Around the station the new 2011 timetables were put up and repairs and
relocations made to some of the poster boards. The Duty Conscript moved
a great deal of Complete Railway Aggregate Products from around the
coach sidings and then de-balled the Christmas Tree pending its removal
with the Komatsu, as it was a twinge to heavy to move with the mere 40
staff available this weekend.
The main thrust of the day was in the rolling stock. Much banging took
place in the LMS brake van and the brake van team were suitably happy at
the end of the day. Next to the brake van, the BSK, little mentioned in
these annals and a fairly recent arrival from another railway, had its
parcels compartment trim attended to, though not before some
particularly unique previous repairs at the vehicle's earlier home had
revealed themselves, which elicited a brief staff discussion about the
ability to differentiate ones buttocks from ones elbows.

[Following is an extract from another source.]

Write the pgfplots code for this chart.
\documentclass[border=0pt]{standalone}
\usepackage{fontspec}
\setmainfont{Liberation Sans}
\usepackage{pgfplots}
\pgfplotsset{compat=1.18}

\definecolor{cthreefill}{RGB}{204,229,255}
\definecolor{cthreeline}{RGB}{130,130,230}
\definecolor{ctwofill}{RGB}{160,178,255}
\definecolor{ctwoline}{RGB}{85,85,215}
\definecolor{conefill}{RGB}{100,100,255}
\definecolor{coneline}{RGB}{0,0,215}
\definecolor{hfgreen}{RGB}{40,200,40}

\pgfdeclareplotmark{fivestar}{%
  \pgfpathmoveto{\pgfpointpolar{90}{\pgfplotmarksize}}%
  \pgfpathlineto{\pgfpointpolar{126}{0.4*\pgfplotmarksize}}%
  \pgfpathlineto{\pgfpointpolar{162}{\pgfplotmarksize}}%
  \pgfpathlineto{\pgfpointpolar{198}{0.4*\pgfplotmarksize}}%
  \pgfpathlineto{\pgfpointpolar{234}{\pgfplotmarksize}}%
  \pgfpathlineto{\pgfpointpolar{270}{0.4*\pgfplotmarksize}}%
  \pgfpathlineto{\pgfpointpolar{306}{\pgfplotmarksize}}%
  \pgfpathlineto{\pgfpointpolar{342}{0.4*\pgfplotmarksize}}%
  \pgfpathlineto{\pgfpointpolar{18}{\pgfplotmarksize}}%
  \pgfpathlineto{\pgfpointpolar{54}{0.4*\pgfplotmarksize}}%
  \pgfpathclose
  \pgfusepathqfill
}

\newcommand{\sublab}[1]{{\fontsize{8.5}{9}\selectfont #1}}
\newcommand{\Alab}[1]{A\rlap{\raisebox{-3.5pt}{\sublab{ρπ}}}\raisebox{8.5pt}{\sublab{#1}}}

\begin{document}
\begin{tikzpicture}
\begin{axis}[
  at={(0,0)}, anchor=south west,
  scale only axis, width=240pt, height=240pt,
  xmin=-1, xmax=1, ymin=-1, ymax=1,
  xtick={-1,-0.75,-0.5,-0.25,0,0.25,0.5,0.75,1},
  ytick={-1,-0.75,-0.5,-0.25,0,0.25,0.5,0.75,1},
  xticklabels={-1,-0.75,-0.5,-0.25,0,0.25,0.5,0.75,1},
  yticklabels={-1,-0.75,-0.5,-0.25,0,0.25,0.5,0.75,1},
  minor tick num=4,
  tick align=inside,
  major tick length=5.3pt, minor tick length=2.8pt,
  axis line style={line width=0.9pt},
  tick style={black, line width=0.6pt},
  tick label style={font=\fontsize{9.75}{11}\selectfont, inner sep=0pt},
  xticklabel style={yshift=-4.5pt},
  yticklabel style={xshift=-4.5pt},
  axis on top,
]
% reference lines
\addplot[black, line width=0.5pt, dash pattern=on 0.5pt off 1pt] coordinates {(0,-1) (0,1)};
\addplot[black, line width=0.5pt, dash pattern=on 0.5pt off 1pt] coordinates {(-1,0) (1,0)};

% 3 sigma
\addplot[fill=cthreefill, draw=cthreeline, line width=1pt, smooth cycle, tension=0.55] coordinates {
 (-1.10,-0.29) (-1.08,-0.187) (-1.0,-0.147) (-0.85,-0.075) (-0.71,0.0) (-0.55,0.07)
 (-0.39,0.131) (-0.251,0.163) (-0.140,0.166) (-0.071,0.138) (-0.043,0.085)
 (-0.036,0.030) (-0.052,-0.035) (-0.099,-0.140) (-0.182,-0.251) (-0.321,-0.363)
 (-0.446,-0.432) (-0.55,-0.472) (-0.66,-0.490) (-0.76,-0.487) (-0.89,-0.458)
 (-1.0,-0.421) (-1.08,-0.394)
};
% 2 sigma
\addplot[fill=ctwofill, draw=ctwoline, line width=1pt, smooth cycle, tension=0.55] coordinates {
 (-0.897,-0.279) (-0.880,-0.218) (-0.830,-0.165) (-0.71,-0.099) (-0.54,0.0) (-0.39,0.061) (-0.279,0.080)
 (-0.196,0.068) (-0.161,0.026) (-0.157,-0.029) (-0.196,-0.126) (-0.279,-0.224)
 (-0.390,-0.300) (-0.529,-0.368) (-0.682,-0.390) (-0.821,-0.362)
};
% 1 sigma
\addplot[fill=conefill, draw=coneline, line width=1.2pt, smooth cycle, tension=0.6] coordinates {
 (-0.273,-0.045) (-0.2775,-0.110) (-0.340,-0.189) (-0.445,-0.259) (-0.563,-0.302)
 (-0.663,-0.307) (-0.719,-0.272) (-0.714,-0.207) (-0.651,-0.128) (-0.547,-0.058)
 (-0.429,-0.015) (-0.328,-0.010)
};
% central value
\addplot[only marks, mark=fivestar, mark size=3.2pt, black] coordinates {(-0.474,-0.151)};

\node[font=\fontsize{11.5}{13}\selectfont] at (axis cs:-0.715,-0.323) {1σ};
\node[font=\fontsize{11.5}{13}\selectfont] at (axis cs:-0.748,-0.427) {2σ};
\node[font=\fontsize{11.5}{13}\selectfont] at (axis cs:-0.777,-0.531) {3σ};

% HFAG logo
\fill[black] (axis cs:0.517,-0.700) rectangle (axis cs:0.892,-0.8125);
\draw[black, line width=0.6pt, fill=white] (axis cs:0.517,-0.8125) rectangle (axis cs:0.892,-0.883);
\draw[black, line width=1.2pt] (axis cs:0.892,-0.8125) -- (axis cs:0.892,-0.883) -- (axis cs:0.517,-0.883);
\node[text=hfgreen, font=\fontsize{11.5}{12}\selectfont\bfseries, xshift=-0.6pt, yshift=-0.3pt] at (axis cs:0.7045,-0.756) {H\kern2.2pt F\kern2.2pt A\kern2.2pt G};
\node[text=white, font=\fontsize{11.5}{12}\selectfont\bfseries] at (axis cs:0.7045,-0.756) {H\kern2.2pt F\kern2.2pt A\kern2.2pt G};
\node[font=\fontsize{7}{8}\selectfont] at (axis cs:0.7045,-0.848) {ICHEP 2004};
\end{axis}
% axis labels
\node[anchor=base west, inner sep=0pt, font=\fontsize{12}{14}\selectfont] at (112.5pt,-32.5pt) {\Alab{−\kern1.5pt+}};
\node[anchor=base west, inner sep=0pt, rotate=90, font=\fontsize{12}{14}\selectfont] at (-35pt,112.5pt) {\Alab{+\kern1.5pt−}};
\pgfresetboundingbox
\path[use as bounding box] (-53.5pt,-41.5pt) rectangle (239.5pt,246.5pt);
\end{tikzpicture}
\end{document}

Meanwhile the DMU team when not attempting to superglue Matt to the Met
Cam centre car, had begun work on the newly arrived door backs, which
have to be sanded and varnished as part of the general refurbishment
work on this vehicle. Most importantly however, the vacuum system of the
vehicle was tried and found to be generally sound and this is a major
step forward in its progress.
Continuing with rolling stock (it being one of those days), the
long-running fault preventing the Gat Ex TSO from heating its contents
(that is passengers) was traced to a switch in the heating system. The
TSO now has operational heating (the switch having been turned on).

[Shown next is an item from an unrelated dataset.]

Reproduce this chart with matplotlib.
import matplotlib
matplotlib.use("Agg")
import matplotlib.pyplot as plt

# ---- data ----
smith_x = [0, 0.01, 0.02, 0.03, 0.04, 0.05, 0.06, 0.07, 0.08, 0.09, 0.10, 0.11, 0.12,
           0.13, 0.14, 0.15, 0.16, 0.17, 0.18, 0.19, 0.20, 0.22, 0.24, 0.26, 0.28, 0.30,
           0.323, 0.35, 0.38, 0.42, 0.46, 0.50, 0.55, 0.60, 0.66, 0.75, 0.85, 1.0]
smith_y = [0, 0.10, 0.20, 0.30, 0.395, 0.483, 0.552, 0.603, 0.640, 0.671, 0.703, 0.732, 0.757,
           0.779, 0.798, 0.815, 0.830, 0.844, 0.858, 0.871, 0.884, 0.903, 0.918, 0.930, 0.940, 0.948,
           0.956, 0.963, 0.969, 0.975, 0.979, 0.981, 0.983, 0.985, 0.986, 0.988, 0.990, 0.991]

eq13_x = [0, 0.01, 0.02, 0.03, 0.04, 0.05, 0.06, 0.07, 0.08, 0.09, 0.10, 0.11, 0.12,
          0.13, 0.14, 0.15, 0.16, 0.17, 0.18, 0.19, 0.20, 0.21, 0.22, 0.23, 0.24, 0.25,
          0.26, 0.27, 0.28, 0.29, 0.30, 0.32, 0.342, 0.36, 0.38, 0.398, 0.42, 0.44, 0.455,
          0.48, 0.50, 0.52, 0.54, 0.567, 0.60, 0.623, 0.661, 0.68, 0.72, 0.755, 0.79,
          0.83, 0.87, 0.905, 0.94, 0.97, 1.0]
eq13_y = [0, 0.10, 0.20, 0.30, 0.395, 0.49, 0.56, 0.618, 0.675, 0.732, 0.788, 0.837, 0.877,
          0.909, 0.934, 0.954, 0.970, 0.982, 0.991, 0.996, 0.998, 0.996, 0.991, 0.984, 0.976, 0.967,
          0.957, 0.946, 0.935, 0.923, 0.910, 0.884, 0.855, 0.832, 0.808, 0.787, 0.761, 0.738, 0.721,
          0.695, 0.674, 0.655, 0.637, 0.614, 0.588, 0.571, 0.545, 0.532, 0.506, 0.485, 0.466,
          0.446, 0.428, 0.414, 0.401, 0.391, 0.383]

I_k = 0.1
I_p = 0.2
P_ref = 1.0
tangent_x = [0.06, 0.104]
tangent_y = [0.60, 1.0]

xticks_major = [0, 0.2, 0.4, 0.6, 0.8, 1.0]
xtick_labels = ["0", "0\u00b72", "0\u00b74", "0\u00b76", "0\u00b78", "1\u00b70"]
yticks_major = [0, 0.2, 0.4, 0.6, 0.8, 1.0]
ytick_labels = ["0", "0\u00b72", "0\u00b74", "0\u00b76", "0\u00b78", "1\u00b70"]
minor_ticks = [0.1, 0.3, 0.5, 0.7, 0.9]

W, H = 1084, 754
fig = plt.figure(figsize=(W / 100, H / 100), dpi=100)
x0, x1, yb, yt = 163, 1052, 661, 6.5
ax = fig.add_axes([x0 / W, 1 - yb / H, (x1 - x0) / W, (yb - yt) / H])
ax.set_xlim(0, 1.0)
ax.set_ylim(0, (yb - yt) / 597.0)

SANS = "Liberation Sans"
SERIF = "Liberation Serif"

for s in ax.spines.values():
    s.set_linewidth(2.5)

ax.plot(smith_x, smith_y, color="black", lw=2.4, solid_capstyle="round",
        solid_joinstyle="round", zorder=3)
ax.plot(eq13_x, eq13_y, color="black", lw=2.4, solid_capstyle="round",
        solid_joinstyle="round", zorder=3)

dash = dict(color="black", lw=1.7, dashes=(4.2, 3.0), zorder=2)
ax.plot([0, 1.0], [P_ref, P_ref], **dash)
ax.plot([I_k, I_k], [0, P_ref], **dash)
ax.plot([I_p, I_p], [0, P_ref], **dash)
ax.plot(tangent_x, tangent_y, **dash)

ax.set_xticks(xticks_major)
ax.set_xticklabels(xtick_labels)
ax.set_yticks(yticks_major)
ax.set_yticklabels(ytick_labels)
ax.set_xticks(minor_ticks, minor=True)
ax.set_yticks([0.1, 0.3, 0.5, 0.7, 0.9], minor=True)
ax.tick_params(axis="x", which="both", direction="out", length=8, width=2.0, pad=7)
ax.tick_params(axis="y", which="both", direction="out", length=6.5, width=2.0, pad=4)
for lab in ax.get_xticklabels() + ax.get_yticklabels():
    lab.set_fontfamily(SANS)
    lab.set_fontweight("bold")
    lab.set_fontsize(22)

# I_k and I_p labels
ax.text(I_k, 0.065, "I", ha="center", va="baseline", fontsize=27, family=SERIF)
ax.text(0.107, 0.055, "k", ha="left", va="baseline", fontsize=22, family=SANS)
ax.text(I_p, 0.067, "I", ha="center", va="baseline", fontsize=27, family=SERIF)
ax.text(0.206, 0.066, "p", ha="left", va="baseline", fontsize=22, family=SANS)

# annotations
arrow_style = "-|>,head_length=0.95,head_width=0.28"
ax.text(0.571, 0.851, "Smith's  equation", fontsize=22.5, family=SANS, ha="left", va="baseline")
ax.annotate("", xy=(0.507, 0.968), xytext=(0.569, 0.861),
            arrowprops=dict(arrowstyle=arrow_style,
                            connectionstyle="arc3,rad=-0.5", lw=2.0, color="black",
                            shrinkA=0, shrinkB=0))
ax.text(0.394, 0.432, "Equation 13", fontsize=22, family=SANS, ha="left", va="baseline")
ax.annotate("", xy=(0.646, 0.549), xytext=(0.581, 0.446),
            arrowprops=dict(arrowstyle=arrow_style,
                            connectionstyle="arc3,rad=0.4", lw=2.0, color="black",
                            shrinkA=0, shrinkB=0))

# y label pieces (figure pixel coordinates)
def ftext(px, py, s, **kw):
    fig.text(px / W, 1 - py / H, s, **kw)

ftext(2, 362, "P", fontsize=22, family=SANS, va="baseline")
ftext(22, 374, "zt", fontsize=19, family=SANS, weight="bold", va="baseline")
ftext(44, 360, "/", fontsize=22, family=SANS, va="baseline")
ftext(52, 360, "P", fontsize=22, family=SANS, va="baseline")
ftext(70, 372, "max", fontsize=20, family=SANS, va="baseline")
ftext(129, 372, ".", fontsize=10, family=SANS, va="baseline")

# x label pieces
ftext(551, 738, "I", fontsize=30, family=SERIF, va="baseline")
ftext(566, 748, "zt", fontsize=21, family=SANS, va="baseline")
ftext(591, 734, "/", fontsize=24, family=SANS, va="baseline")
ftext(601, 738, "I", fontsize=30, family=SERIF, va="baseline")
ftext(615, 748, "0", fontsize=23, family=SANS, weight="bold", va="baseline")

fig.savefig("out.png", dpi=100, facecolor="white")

Finally, the class 108 received its door grab handles and this completes
its exterior attachment work.
Finally, we convey our best wishes to Chris Lings upon his departure to
Australia, Chris has be a friend and ally to our Railway and to the DMU
team in particular, we wish him every success in a country famed for its
surfing and man-eating spiders.
All the best,
Saturday, 8 January 2011
Friday, 7 January 2011
Despite mother nature's best efforts to derail our plans today Hylton Holt and Tony Watt managed to trip the ballast hoppers to Duffield where their contents were duly spread along the platform line. In order to make the point with the said snow mother that we are not to be trifled with, we, with the help of Chris and John, boxed up the platform line with the remainder to be continued next week. Next weeks work will be p way at Duffield Tues, Wed, and Thursday so can shovel candidates please sign on Duffield at 9 am except the rostered works train crew who need to sign on at Wirksworth on Tuesday so they can be taxied to Duffield enabling them to work the hoppers back to Wirksworth on Tuesday at close of play. More white gold to be worked to Duffield on Thursday.
Thursday, 6 January 2011
Wednesday, 5 January 2011
Tuesday, 4 January 2011
Sunday, 2 January 2011
A pleasant day of pottering around with the passenger service engaged in
its final day (we trust) of Idridgehay-only timetabled trains, with the
exception of a single planned service on Mothers Day, which will be
pre-bookable with lunch (details of this will be on the website
shortly), there will now be a short maintenance gap until the Duffield
line opening. We were not so busy as yesterday, but it was still a
cheerful start to the New Year.
Around the yard the DMU team shunted their various units to clear the
running lines and undertook further work on the guards van of the class
108. Various coolant and anti-freeze was topped up as the weather may
yet give us another moment, and Higham Enterprises attempted to do some
topping up of his own. The steam team proceeded with the construction of
a brick arch to the firebox parts of No 3, so that, as I understand it,
it will have a bigger chuff. The steam team has also asked me to see if
anyone wishes to assist with steam locomotive cleaning, the brunt of
this is currently born by Matt and Chris and more hands would be of
help. Should you be interested in applying the oily rag please let Bob
Gibbens know and he will happily describe the job.